A maneira como foram encarados os desafios econômicos e sociais de integrar as duas economias em uma, deixou os alemães de ambos os lados insatisfeitos, com um sentimento de injustiça e de ter sido prejudicado em função do outro lado. “Kohl e Gorbachev estavam tão eufóricos em acabar com a divisão que fizeram de uma vez, sem pensar em todas as consequências. O choque foi muito grande. Até hoje, 30 anos depois, os salários ainda não são iguais”, explica a professora. 

A polarização atual envolve o ressurgimento do nacionalismo exacerbado em várias partes do mundo. Um exemplo disso no Brasil, é a monopolização de símbolos nacionais – como a bandeira – por militantes e políticos da extrema direita.
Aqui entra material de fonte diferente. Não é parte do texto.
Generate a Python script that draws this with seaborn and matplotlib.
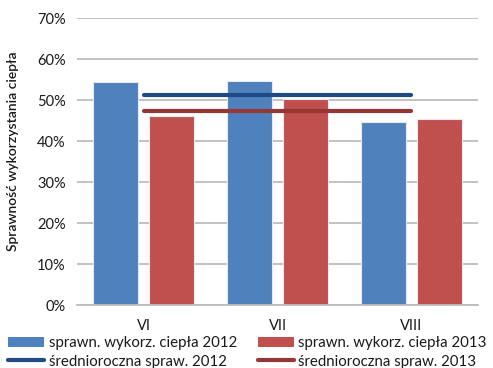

Na Alemanha, a ascensão do partido político de extrema-direita AfD (Alternative für Deutschland – Alternativa para a Alemanha) causa preocupação nos partidos tradicionais, que se recusam oficialmente a cooperar por conta das visões radicais da sigla.

Em junho de 2023, pela primeira vez desde a fundação, o partido conseguiu eleger o líder distrital. Com 52,8% dos votos, Robert Sesselman foi eleito para governar o distrito de Sonneberg, no estado da Turíngia. A fragilidade da coligação que governo o país, formada pelos social-democratas, Verdes e os liberais (FDP), liderada pelo primeiro-ministro Olaf Scholz, é apontada como fator importante para o crescimento recente do AfD. Ainda sim, a aproximação do partido com o passado nazista impacta a imagem diante da população. 
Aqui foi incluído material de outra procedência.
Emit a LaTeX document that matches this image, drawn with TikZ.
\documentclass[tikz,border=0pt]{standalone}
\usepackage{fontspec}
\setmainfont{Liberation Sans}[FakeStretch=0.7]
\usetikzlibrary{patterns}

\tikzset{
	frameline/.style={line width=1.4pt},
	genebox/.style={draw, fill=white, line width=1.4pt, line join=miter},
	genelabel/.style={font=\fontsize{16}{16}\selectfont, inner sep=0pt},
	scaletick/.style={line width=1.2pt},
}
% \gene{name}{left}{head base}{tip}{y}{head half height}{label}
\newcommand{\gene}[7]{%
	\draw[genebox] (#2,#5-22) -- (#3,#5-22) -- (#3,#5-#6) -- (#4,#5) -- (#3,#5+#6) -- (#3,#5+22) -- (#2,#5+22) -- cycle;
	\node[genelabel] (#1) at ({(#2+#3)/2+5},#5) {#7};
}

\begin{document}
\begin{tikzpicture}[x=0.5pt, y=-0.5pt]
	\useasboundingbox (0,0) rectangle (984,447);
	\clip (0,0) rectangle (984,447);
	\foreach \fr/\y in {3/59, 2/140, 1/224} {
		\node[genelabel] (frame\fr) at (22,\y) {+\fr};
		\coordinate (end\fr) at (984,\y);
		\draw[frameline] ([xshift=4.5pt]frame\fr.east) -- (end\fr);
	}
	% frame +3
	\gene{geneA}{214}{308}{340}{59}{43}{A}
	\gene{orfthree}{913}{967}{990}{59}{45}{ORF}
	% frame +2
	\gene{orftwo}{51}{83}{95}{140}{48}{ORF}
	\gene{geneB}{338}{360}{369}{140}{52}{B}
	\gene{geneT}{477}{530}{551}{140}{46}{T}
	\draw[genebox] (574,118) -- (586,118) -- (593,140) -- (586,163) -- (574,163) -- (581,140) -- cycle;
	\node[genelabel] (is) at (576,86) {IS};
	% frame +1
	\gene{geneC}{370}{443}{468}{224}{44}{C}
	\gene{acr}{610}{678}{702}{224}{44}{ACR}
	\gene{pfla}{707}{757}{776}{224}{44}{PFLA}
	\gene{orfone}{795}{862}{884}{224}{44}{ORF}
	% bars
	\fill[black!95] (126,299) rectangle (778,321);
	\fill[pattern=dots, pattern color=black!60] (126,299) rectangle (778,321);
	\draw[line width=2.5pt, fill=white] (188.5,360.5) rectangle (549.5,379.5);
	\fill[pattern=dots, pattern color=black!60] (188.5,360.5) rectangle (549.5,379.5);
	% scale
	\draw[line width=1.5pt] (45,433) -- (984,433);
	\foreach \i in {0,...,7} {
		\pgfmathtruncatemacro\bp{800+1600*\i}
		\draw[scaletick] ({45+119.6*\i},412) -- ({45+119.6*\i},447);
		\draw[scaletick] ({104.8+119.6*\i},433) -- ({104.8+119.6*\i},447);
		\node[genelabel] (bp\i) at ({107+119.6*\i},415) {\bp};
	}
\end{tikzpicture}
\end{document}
Passadas décadas da reunificação, suas implicações continuam a afetar o país, interna e externamente. O desafio alemão, para além da obra do monumento, é a criação de uma identidade concreta, que possa levar a Alemanha a um papel importante no debate global sobre a polarização que afeta questões econômicas, políticas, sociais e ambientais.